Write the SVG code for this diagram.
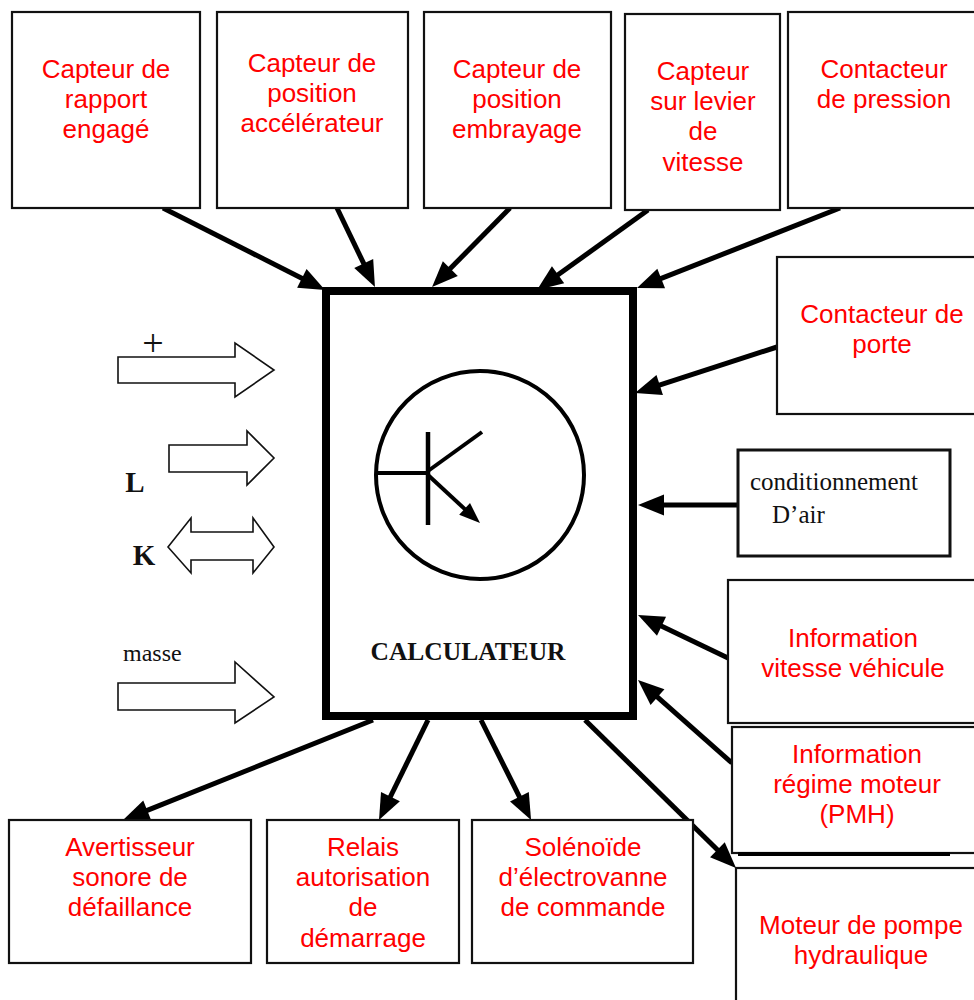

* * *

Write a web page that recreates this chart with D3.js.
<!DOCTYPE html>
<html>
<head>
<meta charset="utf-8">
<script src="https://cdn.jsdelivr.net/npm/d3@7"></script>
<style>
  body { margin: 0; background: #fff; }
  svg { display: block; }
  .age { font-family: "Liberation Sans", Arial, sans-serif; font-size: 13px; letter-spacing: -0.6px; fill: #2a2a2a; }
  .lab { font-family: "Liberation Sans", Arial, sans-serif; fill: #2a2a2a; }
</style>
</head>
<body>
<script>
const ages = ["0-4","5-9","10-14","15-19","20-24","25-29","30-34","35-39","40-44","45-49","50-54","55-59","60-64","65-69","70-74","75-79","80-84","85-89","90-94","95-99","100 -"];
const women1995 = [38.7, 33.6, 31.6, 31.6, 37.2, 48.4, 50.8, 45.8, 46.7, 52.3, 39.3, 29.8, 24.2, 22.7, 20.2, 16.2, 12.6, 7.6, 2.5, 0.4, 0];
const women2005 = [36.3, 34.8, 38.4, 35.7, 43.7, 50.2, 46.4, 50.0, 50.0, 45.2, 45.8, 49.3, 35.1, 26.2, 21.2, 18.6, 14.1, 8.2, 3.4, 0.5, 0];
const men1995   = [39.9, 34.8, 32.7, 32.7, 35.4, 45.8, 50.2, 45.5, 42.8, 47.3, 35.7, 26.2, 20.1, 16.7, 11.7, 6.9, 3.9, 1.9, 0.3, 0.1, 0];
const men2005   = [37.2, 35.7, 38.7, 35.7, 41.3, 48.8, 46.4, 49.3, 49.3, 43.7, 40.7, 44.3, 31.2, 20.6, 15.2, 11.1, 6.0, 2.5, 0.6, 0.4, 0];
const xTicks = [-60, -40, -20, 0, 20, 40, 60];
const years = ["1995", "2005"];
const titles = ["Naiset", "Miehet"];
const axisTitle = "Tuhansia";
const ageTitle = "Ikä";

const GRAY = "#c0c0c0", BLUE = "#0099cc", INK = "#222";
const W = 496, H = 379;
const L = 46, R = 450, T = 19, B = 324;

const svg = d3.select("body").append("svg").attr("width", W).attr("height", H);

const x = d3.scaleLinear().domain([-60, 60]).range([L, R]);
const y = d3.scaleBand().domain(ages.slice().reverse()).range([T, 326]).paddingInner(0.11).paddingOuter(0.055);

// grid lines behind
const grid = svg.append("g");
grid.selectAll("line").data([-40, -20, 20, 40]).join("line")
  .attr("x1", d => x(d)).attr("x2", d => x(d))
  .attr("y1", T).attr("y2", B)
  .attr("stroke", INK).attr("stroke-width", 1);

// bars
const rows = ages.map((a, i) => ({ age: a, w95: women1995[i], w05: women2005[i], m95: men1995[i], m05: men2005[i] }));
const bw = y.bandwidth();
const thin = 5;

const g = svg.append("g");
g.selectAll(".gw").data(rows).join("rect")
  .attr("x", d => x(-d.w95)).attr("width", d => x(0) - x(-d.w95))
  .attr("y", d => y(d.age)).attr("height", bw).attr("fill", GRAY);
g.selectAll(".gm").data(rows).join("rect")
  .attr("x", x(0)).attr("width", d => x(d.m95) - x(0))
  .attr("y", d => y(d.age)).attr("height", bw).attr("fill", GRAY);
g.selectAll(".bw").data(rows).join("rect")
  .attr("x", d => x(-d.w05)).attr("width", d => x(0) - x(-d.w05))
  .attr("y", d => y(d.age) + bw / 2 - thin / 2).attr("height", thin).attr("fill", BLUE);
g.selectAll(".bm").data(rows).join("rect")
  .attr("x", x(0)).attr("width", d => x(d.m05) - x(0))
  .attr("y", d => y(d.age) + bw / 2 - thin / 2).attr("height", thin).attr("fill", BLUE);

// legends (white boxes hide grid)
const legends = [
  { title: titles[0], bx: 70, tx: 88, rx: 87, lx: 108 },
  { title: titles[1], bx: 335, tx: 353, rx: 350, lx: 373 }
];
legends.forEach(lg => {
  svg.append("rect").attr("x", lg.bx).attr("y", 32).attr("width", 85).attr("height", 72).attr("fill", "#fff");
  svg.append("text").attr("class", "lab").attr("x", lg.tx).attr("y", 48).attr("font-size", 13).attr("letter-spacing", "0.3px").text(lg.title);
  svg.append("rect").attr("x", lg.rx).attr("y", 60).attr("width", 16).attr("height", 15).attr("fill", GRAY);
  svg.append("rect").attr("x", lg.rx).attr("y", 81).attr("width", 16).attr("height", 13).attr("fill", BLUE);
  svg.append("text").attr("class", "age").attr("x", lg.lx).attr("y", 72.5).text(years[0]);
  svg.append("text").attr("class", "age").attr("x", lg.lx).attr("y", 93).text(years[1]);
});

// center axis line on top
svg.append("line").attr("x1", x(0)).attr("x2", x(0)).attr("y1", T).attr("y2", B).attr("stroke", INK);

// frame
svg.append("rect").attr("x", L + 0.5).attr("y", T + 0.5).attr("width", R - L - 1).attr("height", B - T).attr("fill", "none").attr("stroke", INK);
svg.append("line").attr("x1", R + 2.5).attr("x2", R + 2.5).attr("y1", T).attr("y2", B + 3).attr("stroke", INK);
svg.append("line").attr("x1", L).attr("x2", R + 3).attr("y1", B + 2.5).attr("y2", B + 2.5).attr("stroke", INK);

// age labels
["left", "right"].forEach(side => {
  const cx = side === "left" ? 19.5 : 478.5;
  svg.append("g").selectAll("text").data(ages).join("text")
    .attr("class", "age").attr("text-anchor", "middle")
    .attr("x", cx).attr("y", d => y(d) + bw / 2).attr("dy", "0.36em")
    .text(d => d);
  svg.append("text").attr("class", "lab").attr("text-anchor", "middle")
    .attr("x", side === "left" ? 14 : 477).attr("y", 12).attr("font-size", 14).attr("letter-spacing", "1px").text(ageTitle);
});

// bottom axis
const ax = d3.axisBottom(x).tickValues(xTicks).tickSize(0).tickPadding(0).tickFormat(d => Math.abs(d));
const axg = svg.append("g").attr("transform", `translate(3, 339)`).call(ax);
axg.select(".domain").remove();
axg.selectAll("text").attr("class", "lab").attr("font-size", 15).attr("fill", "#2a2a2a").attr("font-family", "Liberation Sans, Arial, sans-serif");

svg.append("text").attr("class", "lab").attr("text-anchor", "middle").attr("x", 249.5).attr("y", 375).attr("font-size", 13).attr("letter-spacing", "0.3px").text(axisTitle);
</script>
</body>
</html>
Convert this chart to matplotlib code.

__Aim of the task__: Give the count of lines in the data above that hold the string "code", with no additional words.

__Response__: 2